Seagate Renames EVault Data Protection Cloud, Preps Solution For Enterprise
Seagate Wednesday expanded its data protection cloud to add scalability for enterprise customers, and in the process dropped its EVault moniker to reflect the change.
Seagate's new Hybrid Cloud Data Protection solution portfolio offers a 400 percent increase in performance along with scalability into the petabyte range, said David Flesh, vice president of marketing for cloud systems and electronics for the Cupertino, Calif.-based storage vendor.
The solution also can be used by large corporations to build private data protection infrastructures, Flesh told CRN.
[Related: Arcserve Integrates New Arcserve Cloud Into Data Protection Solution]
That increase in scalability is a huge change for customers, Flesh said.
"We're going from multi-terabyte implementations to multi-petabyte implementations," he said. "We're providing rack-scale capabilities. We had great adoption in remote offices and branch offices, but our vaults did not scale enough for central office solutions."
That new emphasis on enterprise customers led Seagate to drop the EVault name from its cloud data protection solution. Seagate in 2007 acquired EVault, making it the center of the company's cloud-based data protection solution. Seagate in 2008 rolled EVault and other data protection services into a new company called i365, but in 2011 restored the EVault name.
Despite the name change, the Hybrid Cloud Data Protection solution keeps EVault's emphasis on simplicity, Flesh said. "But we're now letting customers add capacity via new enclosures and racks," he said. "The software sees the new capacity and automatically adds the subscribers to the capacity.

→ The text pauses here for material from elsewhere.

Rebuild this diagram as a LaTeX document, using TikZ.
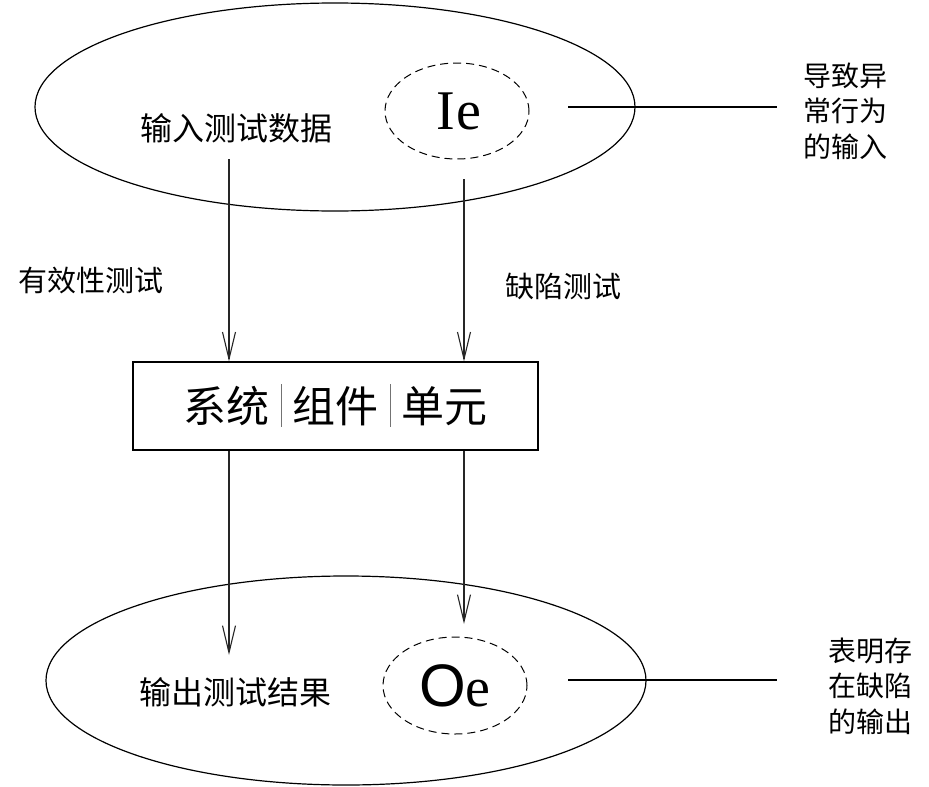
\documentclass[tikz,border=0pt]{standalone}
\usepackage{fontspec}
\setmainfont{Liberation Serif}
\setsansfont{Liberation Sans}
\newfontfamily\cjk{Noto Sans CJK SC}
\usetikzlibrary{shapes.geometric,arrows.meta}
\newcommand{\sepbar}{\hspace{11pt}\textcolor{black!55}{\rule[-4pt]{0.9pt}{43pt}}\hspace{11pt}}
\begin{document}
\begin{tikzpicture}[x=1pt,y=-1pt,
  bigset/.style={draw=black,line width=1.2pt,ellipse,inner sep=0pt},
  smallset/.style={draw=black,line width=1pt,dash pattern=on 8pt off 5pt,ellipse,inner sep=0pt,minimum width=144pt,minimum height=96pt},
  txt/.style={inner sep=0pt,font=\cjk},
  note/.style={inner sep=0pt,font=\cjk\fontsize{28}{35.5}\selectfont,align=center},
  flow/.style={draw=black!85,line width=1.2pt,-{Straight Barb[length=27pt,width=13pt,line width=1.1pt]}},
  lead/.style={draw=black,line width=1.6pt},
  boxstyle/.style={draw=black,line width=1.2pt,rectangle,minimum width=405pt,minimum height=88pt,inner sep=0pt}
]
\path[fill=white] (0,0) rectangle (929,787);
\useasboundingbox (0,0) rectangle (929,787);

% top set
\node[bigset,minimum width=600pt,minimum height=208pt] (inset) at (335,107) {};
\node[txt,font=\cjk\fontsize{32}{38}\selectfont] (intext) at (236,128) {输入测试数据};
\node[smallset] (ie) at (457,111) {};
\node[inner sep=0pt,anchor=base,font=\fontsize{56}{60}\selectfont] (ietext) at (459,129) {I\kern2pt e};
\node[note] (note1) at (845,111) {导致异\\常行为\\的输入};

% box
\node[boxstyle] (sys) at (335.5,406) {};
\node[txt,font=\cjk\fontsize{43}{48}\selectfont] (systext) at (335.5,405) {系统\sepbar 组件\sepbar 单元};

% bottom set
\node[bigset,minimum width=600pt,minimum height=209pt] (outset) at (346,680.5) {};
\node[txt,font=\cjk\fontsize{32}{38}\selectfont] (outtext) at (235,692) {输出测试结果};
\node[smallset,minimum height=97pt] (oe) at (455,685.5) {};
\node[inner sep=0pt,anchor=base] (oetext) at (455,706) {{\sffamily\fontsize{60}{64}\selectfont O}{\fontsize{56}{60}\selectfont e}};
\node[note] (note2) at (870,686) {表明存\\在缺陷\\的输出};

% labels
\node[txt,font=\cjk\fontsize{29}{34}\selectfont] (lvalid) at (90.5,281) {有效性测试};
\node[txt,font=\cjk\fontsize{29}{34}\selectfont] (ldefect) at (563.5,286) {缺陷测试};

% connector start points
\coordinate (s1) at (229,159);
\coordinate (s2) at (464,179);
\coordinate (e1) at (229,655);
\coordinate (e2) at (464,624);

\draw[flow] (s1) -- (s1 |- sys.north);
\draw[flow] (s2) -- (s2 |- sys.north);
\draw[flow] (s1 |- sys.south) -- (e1);
\draw[flow] (s2 |- sys.south) -- (e2);

% leader lines
\coordinate (l1a) at (568,107);
\coordinate (l1b) at (777,107);
\coordinate (l2a) at (568,680);
\coordinate (l2b) at (777,680);
\draw[lead] (l1a) -- (l1b);
\draw[lead] (l2a) -- (l2b);
\end{tikzpicture}
\end{document}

This makes it easy for customers to scale the cloud."
Seagate has done a good job of expanding its cloud-based data protection solution, said Mike Piltoff, senior vice president for strategic marketing at Champion Solutions Group, a Boca Raton, Fla.-based solution provider that has been active with EVault for a couple years.
"The new scalability is a big deal," Piltoff told CRN. "This is important for enterprise customers that have data in a lot of repositories."
Piltoff said that EVault traditionally has been a solution with a low-cost, simple way to offer professional services for implementation.
"Seagate's cloud allows us to provide a disaster recovery solution that meets application-specific SLAs," Piltoff said. "We can set up a disaster recovery solution in the cloud that waits to be used based on SLAs so we can help customers adjust their backup and recovery costs. This is important. Usually when customers do their own disaster recovery solution or work with MSPs, they get an all-or-nothing SLA. But a lot of applications don't need a four-hour SLA."
Piltoff also likes the auto-discovery that Seagate adds to disaster recovery with the Hybrid Cloud Data Protection solution.
"We often meet with clients looking for disaster recovery studies in relation to SLAs, but who never wait for the studies to be complete," he said. "So they don't move to the next step. But Seagate is simple. The solution can adjust the SLA up or down to for quick implementation."
Moving away from the EVault name was also the right move, Piltoff said.
"EVault has a great track record," he said. "But Seagate is a giant in the industry. Customers are reassured when they see the Seagate name. And some larger accounts prefer the Seagate name."
The Seagate Hybrid Cloud Data Protection, and EVault before it, is a key part of the data protection offering of Iron Mountain, said Jeremy Zhang, director of product management for the Boston-based storage and information management company.
Iron Mountain, which in 2011 sold its organic data protection business to Autonomy, also provides the data center on which the Seagate solution is hosted, Zhang said.
The fact that Iron Mountain hosts the Seagate solution and resells it to customers makes the relationship between the two strategic, Zhang told CRN.
"Trust is important," he said. "Iron Mountain touches more data centers than anyone on the planet. We are keeping over 80 million tapes for customers worldwide. When customers want to move away from tape to the cloud or to on-premise solutions, we have the relationships they can trust."
Also new in the Hybrid Cloud Data Protection solution is Seagate Data Management Services, a professional services offering to help customers find the best place to store their data and what tiers of storage are best for their environments, Flesh said.
The Seagate Data Management Services are available directly from Seagate initially, but Seagate has plans to let partners offer them in the future, he said. "We're looking to make sure we get it right in terms of policies, and will expand to the channel later," Flesh said.
The Hybrid Cloud Data Protection solution is expected to be available later this month.